DATA SECTION:
⁂
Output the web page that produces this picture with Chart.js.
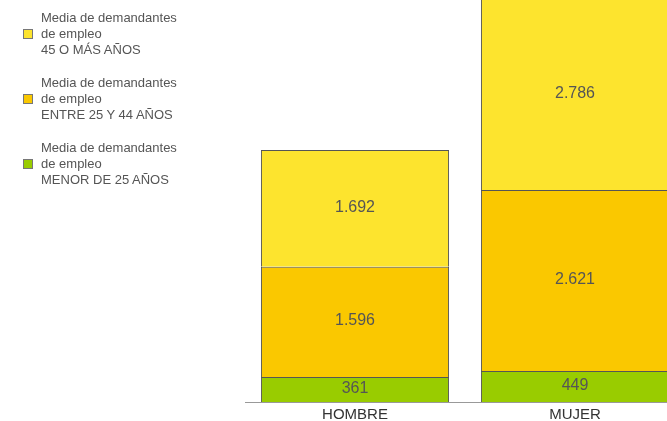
<!DOCTYPE html>
<html>
<head>
<meta charset="utf-8">
<script src="https://cdn.jsdelivr.net/npm/chart.js@4.4.1/dist/chart.umd.min.js"></script>
<style>
  html, body { margin: 0; padding: 0; overflow: hidden; background: #fff; }
  #wrap { position: relative; width: 667px; height: 421px; overflow: hidden; }
  #chart { position: absolute; left: 0; top: 0; }
  #legend { position: absolute; left: 0; top: 0; font-family: "Liberation Sans", Arial, sans-serif; font-size: 13px; color: #555; }
  .item { position: absolute; left: 41px; line-height: 16px; white-space: nowrap; }
  .box { position: absolute; left: -18px; top: 19px; width: 8px; height: 8px; border: 1px solid #777; }
</style>
</head>
<body>
<div id="wrap">
  <canvas id="chart" width="685" height="421"></canvas>
  <div id="legend"></div>
</div>
<script>
const categories = ['HOMBRE', 'MUJER'];
const seriesNames = [
  ['Media de demandantes', 'de empleo', 'MENOR DE 25 AÑOS'],
  ['Media de demandantes', 'de empleo', 'ENTRE 25 Y 44 AÑOS'],
  ['Media de demandantes', 'de empleo', '45 O MÁS AÑOS']
];
const menor25 = [361, 449];
const entre25y44 = [1596, 2621];
const mas45 = [1692, 2786];
const colors = ['#99CC00', '#FAC800', '#FDE42E'];

const seriesValues = [menor25, entre25y44, mas45];

function fmt(v) {
  return String(v).replace(/\B(?=(\d{3})+(?!\d))/g, '.');
}

// legend, top to bottom = reverse of stack order
const legend = document.getElementById('legend');
[2, 1, 0].forEach((s, k) => {
  const item = document.createElement('div');
  item.className = 'item';
  item.style.top = (10 + k * 65) + 'px';
  item.innerHTML = seriesNames[s].join('<br>');
  const box = document.createElement('span');
  box.className = 'box';
  box.style.background = colors[s];
  item.appendChild(box);
  legend.appendChild(item);
});

const valueLabels = {
  id: 'valueLabels',
  afterDatasetsDraw(chart) {
    const { ctx, chartArea } = chart;
    ctx.save();
    ctx.font = '16px "Liberation Sans", Arial, sans-serif';
    ctx.fillStyle = '#555';
    ctx.textAlign = 'center';
    ctx.textBaseline = 'middle';
    chart.data.datasets.forEach((ds, i) => {
      chart.getDatasetMeta(i).data.forEach((bar, j) => {
        const top = Math.max(bar.y, chartArea.top);
        ctx.fillText(fmt(ds.data[j]), bar.x, (top + bar.base) / 2 - 1);
      });
    });
    ctx.restore();
  }
};

new Chart(document.getElementById('chart'), {
  type: 'bar',
  data: {
    labels: categories,
    datasets: seriesValues.map((vals, i) => ({
      label: seriesNames[i].join(' '),
      data: vals,
      backgroundColor: colors[i],
      borderColor: '#555',
      borderWidth: 1,
      barPercentage: 0.855,
      categoryPercentage: 1
    }))
  },
  options: {
    responsive: false,
    animation: false,
    layout: { padding: { left: 245, right: 0, top: 0, bottom: 0 } },
    plugins: { legend: { display: false }, tooltip: { enabled: false } },
    scales: {
      x: {
        stacked: true,
        offset: true,
        grid: { display: false, drawTicks: false },
        border: { display: true, color: '#999', width: 1 },
        ticks: { color: '#333', padding: 4, font: { family: 'Liberation Sans', size: 15 } },
        afterFit: (s) => { s.height = 19; }
      },
      y: {
        stacked: true,
        display: false,
        min: 0,
        max: 5820
      }
    }
  },
  plugins: [valueLabels]
});
</script>
</body>
</html>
⁂
PROBLEM TO SOLVE: Return to the listing above and set it down exactly, leaving out its pictures.

ANSWER TO THIS EXERCISE:
Output the web page that produces this picture with Chart.js.
<!DOCTYPE html>
<html>
<head>
<meta charset="utf-8">
<script src="https://cdn.jsdelivr.net/npm/chart.js@4.4.1/dist/chart.umd.min.js"></script>
<style>
  html, body { margin: 0; padding: 0; overflow: hidden; background: #fff; }
  #wrap { position: relative; width: 667px; height: 421px; overflow: hidden; }
  #chart { position: absolute; left: 0; top: 0; }
  #legend { position: absolute; left: 0; top: 0; font-family: "Liberation Sans", Arial, sans-serif; font-size: 13px; color: #555; }
  .item { position: absolute; left: 41px; line-height: 16px; white-space: nowrap; }
  .box { position: absolute; left: -18px; top: 19px; width: 8px; height: 8px; border: 1px solid #777; }
</style>
</head>
<body>
<div id="wrap">
  <canvas id="chart" width="685" height="421"></canvas>
  <div id="legend"></div>
</div>
<script>
const categories = ['HOMBRE', 'MUJER'];
const seriesNames = [
  ['Media de demandantes', 'de empleo', 'MENOR DE 25 AÑOS'],
  ['Media de demandantes', 'de empleo', 'ENTRE 25 Y 44 AÑOS'],
  ['Media de demandantes', 'de empleo', '45 O MÁS AÑOS']
];
const menor25 = [361, 449];
const entre25y44 = [1596, 2621];
const mas45 = [1692, 2786];
const colors = ['#99CC00', '#FAC800', '#FDE42E'];

const seriesValues = [menor25, entre25y44, mas45];

function fmt(v) {
  return String(v).replace(/\B(?=(\d{3})+(?!\d))/g, '.');
}

// legend, top to bottom = reverse of stack order
const legend = document.getElementById('legend');
[2, 1, 0].forEach((s, k) => {
  const item = document.createElement('div');
  item.className = 'item';
  item.style.top = (10 + k * 65) + 'px';
  item.innerHTML = seriesNames[s].join('<br>');
  const box = document.createElement('span');
  box.className = 'box';
  box.style.background = colors[s];
  item.appendChild(box);
  legend.appendChild(item);
});

const valueLabels = {
  id: 'valueLabels',
  afterDatasetsDraw(chart) {
    const { ctx, chartArea } = chart;
    ctx.save();
    ctx.font = '16px "Liberation Sans", Arial, sans-serif';
    ctx.fillStyle = '#555';
    ctx.textAlign = 'center';
    ctx.textBaseline = 'middle';
    chart.data.datasets.forEach((ds, i) => {
      chart.getDatasetMeta(i).data.forEach((bar, j) => {
        const top = Math.max(bar.y, chartArea.top);
        ctx.fillText(fmt(ds.data[j]), bar.x, (top + bar.base) / 2 - 1);
      });
    });
    ctx.restore();
  }
};

new Chart(document.getElementById('chart'), {
  type: 'bar',
  data: {
    labels: categories,
    datasets: seriesValues.map((vals, i) => ({
      label: seriesNames[i].join(' '),
      data: vals,
      backgroundColor: colors[i],
      borderColor: '#555',
      borderWidth: 1,
      barPercentage: 0.855,
      categoryPercentage: 1
    }))
  },
  options: {
    responsive: false,
    animation: false,
    layout: { padding: { left: 245, right: 0, top: 0, bottom: 0 } },
    plugins: { legend: { display: false }, tooltip: { enabled: false } },
    scales: {
      x: {
        stacked: true,
        offset: true,
        grid: { display: false, drawTicks: false },
        border: { display: true, color: '#999', width: 1 },
        ticks: { color: '#333', padding: 4, font: { family: 'Liberation Sans', size: 15 } },
        afterFit: (s) => { s.height = 19; }
      },
      y: {
        stacked: true,
        display: false,
        min: 0,
        max: 5820
      }
    }
  },
  plugins: [valueLabels]
});
</script>
</body>
</html>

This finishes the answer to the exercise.